What is expected - Reproduce the listing exactly, with no pictures in your copy.
○ ○ ○ ○ ○ ○ ○
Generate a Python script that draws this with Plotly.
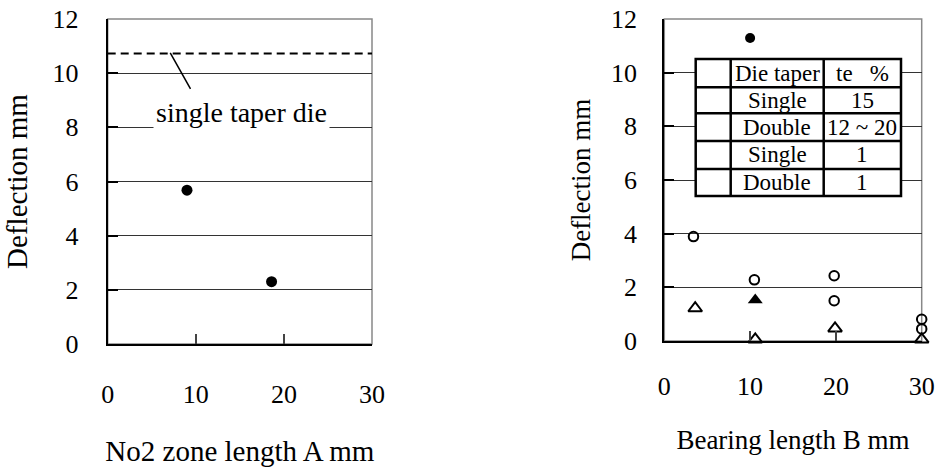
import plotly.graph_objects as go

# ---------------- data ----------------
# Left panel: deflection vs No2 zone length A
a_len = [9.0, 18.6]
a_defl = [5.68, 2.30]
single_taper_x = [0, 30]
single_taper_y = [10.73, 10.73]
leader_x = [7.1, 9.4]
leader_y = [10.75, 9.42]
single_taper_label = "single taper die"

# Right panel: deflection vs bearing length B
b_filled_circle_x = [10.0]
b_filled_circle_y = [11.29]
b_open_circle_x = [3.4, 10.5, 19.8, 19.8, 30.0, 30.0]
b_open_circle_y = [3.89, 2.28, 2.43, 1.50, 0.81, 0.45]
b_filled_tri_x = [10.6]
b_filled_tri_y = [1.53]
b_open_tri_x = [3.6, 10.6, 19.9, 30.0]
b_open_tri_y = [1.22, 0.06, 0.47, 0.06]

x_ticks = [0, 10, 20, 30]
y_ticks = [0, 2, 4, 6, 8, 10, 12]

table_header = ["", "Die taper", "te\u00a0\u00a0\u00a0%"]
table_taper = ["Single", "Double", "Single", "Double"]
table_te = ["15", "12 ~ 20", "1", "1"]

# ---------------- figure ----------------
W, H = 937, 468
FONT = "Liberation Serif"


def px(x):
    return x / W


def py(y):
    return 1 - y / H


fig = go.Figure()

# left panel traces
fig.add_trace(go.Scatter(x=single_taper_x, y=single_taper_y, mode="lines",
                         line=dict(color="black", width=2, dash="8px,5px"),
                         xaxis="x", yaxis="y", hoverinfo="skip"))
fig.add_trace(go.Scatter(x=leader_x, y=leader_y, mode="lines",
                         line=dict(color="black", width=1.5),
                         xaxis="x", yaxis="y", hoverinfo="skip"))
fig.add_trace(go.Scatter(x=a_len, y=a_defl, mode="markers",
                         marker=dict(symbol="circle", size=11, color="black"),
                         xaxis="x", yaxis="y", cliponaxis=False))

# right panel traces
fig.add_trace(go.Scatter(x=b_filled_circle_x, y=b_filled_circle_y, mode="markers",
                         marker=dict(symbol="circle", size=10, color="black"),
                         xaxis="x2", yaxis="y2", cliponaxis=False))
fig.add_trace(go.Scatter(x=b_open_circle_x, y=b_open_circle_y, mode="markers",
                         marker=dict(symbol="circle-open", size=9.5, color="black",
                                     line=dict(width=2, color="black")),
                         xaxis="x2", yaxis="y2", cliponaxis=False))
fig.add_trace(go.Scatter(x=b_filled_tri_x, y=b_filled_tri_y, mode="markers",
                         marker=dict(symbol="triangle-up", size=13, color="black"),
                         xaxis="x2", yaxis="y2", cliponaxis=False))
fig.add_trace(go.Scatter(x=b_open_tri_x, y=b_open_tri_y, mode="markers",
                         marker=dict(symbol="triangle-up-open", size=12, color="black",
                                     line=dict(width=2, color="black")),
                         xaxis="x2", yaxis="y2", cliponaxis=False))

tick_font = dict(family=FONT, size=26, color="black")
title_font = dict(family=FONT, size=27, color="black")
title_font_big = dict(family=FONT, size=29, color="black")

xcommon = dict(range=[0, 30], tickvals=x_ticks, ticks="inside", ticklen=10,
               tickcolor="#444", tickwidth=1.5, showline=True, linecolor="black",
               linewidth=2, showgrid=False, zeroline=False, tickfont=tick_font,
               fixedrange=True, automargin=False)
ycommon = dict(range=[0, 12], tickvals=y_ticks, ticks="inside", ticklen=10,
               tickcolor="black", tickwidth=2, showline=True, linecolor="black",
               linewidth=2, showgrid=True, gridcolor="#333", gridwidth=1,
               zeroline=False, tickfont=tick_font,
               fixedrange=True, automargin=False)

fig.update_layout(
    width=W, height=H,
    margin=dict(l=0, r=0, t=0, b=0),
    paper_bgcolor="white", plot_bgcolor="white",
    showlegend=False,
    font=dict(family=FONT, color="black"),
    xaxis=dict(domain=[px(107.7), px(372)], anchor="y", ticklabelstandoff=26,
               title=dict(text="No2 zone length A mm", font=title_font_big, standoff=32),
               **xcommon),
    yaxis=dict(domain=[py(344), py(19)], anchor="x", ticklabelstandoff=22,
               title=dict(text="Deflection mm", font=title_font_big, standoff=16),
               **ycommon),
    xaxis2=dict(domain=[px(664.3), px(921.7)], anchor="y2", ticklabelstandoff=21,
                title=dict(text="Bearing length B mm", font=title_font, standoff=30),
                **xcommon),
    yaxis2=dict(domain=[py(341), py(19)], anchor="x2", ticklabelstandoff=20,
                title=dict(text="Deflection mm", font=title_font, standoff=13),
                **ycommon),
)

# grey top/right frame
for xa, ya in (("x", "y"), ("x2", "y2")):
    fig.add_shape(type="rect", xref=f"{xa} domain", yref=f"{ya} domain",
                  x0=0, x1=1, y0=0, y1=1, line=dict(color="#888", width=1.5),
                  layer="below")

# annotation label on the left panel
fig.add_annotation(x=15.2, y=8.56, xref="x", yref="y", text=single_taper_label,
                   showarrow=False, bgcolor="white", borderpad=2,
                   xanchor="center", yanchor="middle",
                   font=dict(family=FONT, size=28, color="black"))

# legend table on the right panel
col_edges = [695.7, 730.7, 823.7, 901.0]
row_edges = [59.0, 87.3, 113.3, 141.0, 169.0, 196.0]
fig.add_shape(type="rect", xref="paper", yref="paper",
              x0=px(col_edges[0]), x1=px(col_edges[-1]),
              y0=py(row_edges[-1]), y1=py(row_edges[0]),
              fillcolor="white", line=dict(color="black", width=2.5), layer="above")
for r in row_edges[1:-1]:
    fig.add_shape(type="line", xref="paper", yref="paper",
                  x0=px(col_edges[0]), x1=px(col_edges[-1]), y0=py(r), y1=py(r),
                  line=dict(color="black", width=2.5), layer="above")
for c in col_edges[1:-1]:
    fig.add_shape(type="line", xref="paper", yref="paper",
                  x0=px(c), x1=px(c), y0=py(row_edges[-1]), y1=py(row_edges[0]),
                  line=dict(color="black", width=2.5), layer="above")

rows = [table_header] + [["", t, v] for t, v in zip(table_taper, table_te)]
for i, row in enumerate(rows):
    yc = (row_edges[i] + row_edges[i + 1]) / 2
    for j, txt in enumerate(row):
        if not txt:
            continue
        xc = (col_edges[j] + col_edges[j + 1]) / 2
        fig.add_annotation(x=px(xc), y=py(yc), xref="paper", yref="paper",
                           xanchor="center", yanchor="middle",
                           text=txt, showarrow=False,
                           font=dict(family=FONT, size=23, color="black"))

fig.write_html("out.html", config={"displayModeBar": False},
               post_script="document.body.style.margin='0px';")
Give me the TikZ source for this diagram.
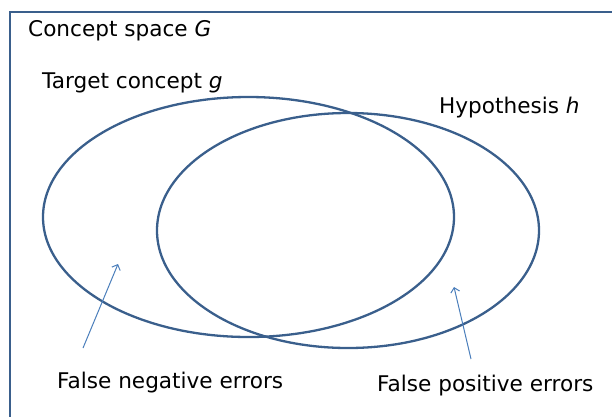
○ ○ ○ ○ ○ ○ ○
Task solution -
Generate a Python script that draws this with Plotly.
import plotly.graph_objects as go

# ---------------- data ----------------
# Left panel: deflection vs No2 zone length A
a_len = [9.0, 18.6]
a_defl = [5.68, 2.30]
single_taper_x = [0, 30]
single_taper_y = [10.73, 10.73]
leader_x = [7.1, 9.4]
leader_y = [10.75, 9.42]
single_taper_label = "single taper die"

# Right panel: deflection vs bearing length B
b_filled_circle_x = [10.0]
b_filled_circle_y = [11.29]
b_open_circle_x = [3.4, 10.5, 19.8, 19.8, 30.0, 30.0]
b_open_circle_y = [3.89, 2.28, 2.43, 1.50, 0.81, 0.45]
b_filled_tri_x = [10.6]
b_filled_tri_y = [1.53]
b_open_tri_x = [3.6, 10.6, 19.9, 30.0]
b_open_tri_y = [1.22, 0.06, 0.47, 0.06]

x_ticks = [0, 10, 20, 30]
y_ticks = [0, 2, 4, 6, 8, 10, 12]

table_header = ["", "Die taper", "te\u00a0\u00a0\u00a0%"]
table_taper = ["Single", "Double", "Single", "Double"]
table_te = ["15", "12 ~ 20", "1", "1"]

# ---------------- figure ----------------
W, H = 937, 468
FONT = "Liberation Serif"


def px(x):
    return x / W


def py(y):
    return 1 - y / H


fig = go.Figure()

# left panel traces
fig.add_trace(go.Scatter(x=single_taper_x, y=single_taper_y, mode="lines",
                         line=dict(color="black", width=2, dash="8px,5px"),
                         xaxis="x", yaxis="y", hoverinfo="skip"))
fig.add_trace(go.Scatter(x=leader_x, y=leader_y, mode="lines",
                         line=dict(color="black", width=1.5),
                         xaxis="x", yaxis="y", hoverinfo="skip"))
fig.add_trace(go.Scatter(x=a_len, y=a_defl, mode="markers",
                         marker=dict(symbol="circle", size=11, color="black"),
                         xaxis="x", yaxis="y", cliponaxis=False))

# right panel traces
fig.add_trace(go.Scatter(x=b_filled_circle_x, y=b_filled_circle_y, mode="markers",
                         marker=dict(symbol="circle", size=10, color="black"),
                         xaxis="x2", yaxis="y2", cliponaxis=False))
fig.add_trace(go.Scatter(x=b_open_circle_x, y=b_open_circle_y, mode="markers",
                         marker=dict(symbol="circle-open", size=9.5, color="black",
                                     line=dict(width=2, color="black")),
                         xaxis="x2", yaxis="y2", cliponaxis=False))
fig.add_trace(go.Scatter(x=b_filled_tri_x, y=b_filled_tri_y, mode="markers",
                         marker=dict(symbol="triangle-up", size=13, color="black"),
                         xaxis="x2", yaxis="y2", cliponaxis=False))
fig.add_trace(go.Scatter(x=b_open_tri_x, y=b_open_tri_y, mode="markers",
                         marker=dict(symbol="triangle-up-open", size=12, color="black",
                                     line=dict(width=2, color="black")),
                         xaxis="x2", yaxis="y2", cliponaxis=False))

tick_font = dict(family=FONT, size=26, color="black")
title_font = dict(family=FONT, size=27, color="black")
title_font_big = dict(family=FONT, size=29, color="black")

xcommon = dict(range=[0, 30], tickvals=x_ticks, ticks="inside", ticklen=10,
               tickcolor="#444", tickwidth=1.5, showline=True, linecolor="black",
               linewidth=2, showgrid=False, zeroline=False, tickfont=tick_font,
               fixedrange=True, automargin=False)
ycommon = dict(range=[0, 12], tickvals=y_ticks, ticks="inside", ticklen=10,
               tickcolor="black", tickwidth=2, showline=True, linecolor="black",
               linewidth=2, showgrid=True, gridcolor="#333", gridwidth=1,
               zeroline=False, tickfont=tick_font,
               fixedrange=True, automargin=False)

fig.update_layout(
    width=W, height=H,
    margin=dict(l=0, r=0, t=0, b=0),
    paper_bgcolor="white", plot_bgcolor="white",
    showlegend=False,
    font=dict(family=FONT, color="black"),
    xaxis=dict(domain=[px(107.7), px(372)], anchor="y", ticklabelstandoff=26,
               title=dict(text="No2 zone length A mm", font=title_font_big, standoff=32),
               **xcommon),
    yaxis=dict(domain=[py(344), py(19)], anchor="x", ticklabelstandoff=22,
               title=dict(text="Deflection mm", font=title_font_big, standoff=16),
               **ycommon),
    xaxis2=dict(domain=[px(664.3), px(921.7)], anchor="y2", ticklabelstandoff=21,
                title=dict(text="Bearing length B mm", font=title_font, standoff=30),
                **xcommon),
    yaxis2=dict(domain=[py(341), py(19)], anchor="x2", ticklabelstandoff=20,
                title=dict(text="Deflection mm", font=title_font, standoff=13),
                **ycommon),
)

# grey top/right frame
for xa, ya in (("x", "y"), ("x2", "y2")):
    fig.add_shape(type="rect", xref=f"{xa} domain", yref=f"{ya} domain",
                  x0=0, x1=1, y0=0, y1=1, line=dict(color="#888", width=1.5),
                  layer="below")

# annotation label on the left panel
fig.add_annotation(x=15.2, y=8.56, xref="x", yref="y", text=single_taper_label,
                   showarrow=False, bgcolor="white", borderpad=2,
                   xanchor="center", yanchor="middle",
                   font=dict(family=FONT, size=28, color="black"))

# legend table on the right panel
col_edges = [695.7, 730.7, 823.7, 901.0]
row_edges = [59.0, 87.3, 113.3, 141.0, 169.0, 196.0]
fig.add_shape(type="rect", xref="paper", yref="paper",
              x0=px(col_edges[0]), x1=px(col_edges[-1]),
              y0=py(row_edges[-1]), y1=py(row_edges[0]),
              fillcolor="white", line=dict(color="black", width=2.5), layer="above")
for r in row_edges[1:-1]:
    fig.add_shape(type="line", xref="paper", yref="paper",
                  x0=px(col_edges[0]), x1=px(col_edges[-1]), y0=py(r), y1=py(r),
                  line=dict(color="black", width=2.5), layer="above")
for c in col_edges[1:-1]:
    fig.add_shape(type="line", xref="paper", yref="paper",
                  x0=px(c), x1=px(c), y0=py(row_edges[-1]), y1=py(row_edges[0]),
                  line=dict(color="black", width=2.5), layer="above")

rows = [table_header] + [["", t, v] for t, v in zip(table_taper, table_te)]
for i, row in enumerate(rows):
    yc = (row_edges[i] + row_edges[i + 1]) / 2
    for j, txt in enumerate(row):
        if not txt:
            continue
        xc = (col_edges[j] + col_edges[j + 1]) / 2
        fig.add_annotation(x=px(xc), y=py(yc), xref="paper", yref="paper",
                           xanchor="center", yanchor="middle",
                           text=txt, showarrow=False,
                           font=dict(family=FONT, size=23, color="black"))

fig.write_html("out.html", config={"displayModeBar": False},
               post_script="document.body.style.margin='0px';")
Give me the TikZ source for this diagram.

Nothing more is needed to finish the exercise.